Posted: Sat Jul 30, 2016 11:08 am
by elevenplusprep
Hi,

I have the following maths question with options given. Can someone help me in finding what is the answer and how it is calculated

Mr Chan's garden is 40 m long and 25.5 m wide. If he paves the garden with tiles which are 50 cm square, how many tiles he need
a) 4080
b) 1000
c) 408
d) 2000
e) 2020

Thanks

Re: A simple maths problem

Posted: Sat Jul 30, 2016 11:19 am
by Guest55
Think about how many he can fit along each side.

40m long - each tile 50cm - so ....

Try and think it through and if you can't work it out we'll give another hint.

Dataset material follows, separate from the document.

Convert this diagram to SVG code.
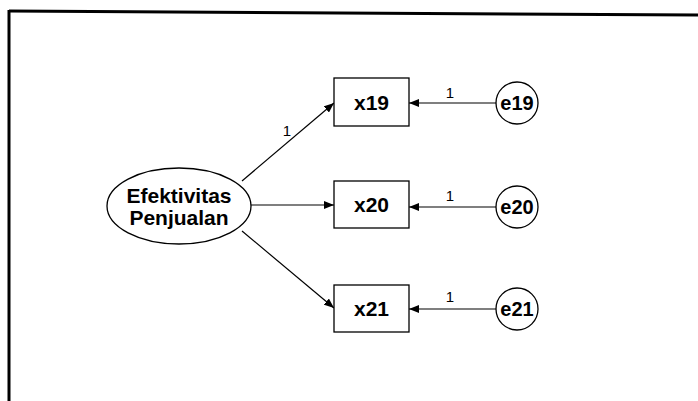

Re: A simple maths problem

Posted: Sat Jul 30, 2016 5:49 pm
by elevenplusprep
Doesn't 50 cm square mean that area of each tile is 50 cm square? Isn't the question a bit vague as the kid has to assume that 50 is the length of one side and not the area of a whole tile?

Thanks.

Re: A simple maths problem

Posted: Sat Jul 30, 2016 6:21 pm
by Guest55
The wording means that the tile is 50 cm along each side and that it is a square.

Re: A simple maths problem

Posted: Sat Jul 30, 2016 6:58 pm
by elevenplusprep
thanks for replying. I got the context.

Re: A simple maths problem

Posted: Sat Jul 30, 2016 8:48 pm
by ToadMum
You are probably thinking of '50 square centimetres'? Which would be a tile with sides of a length just over 7cm.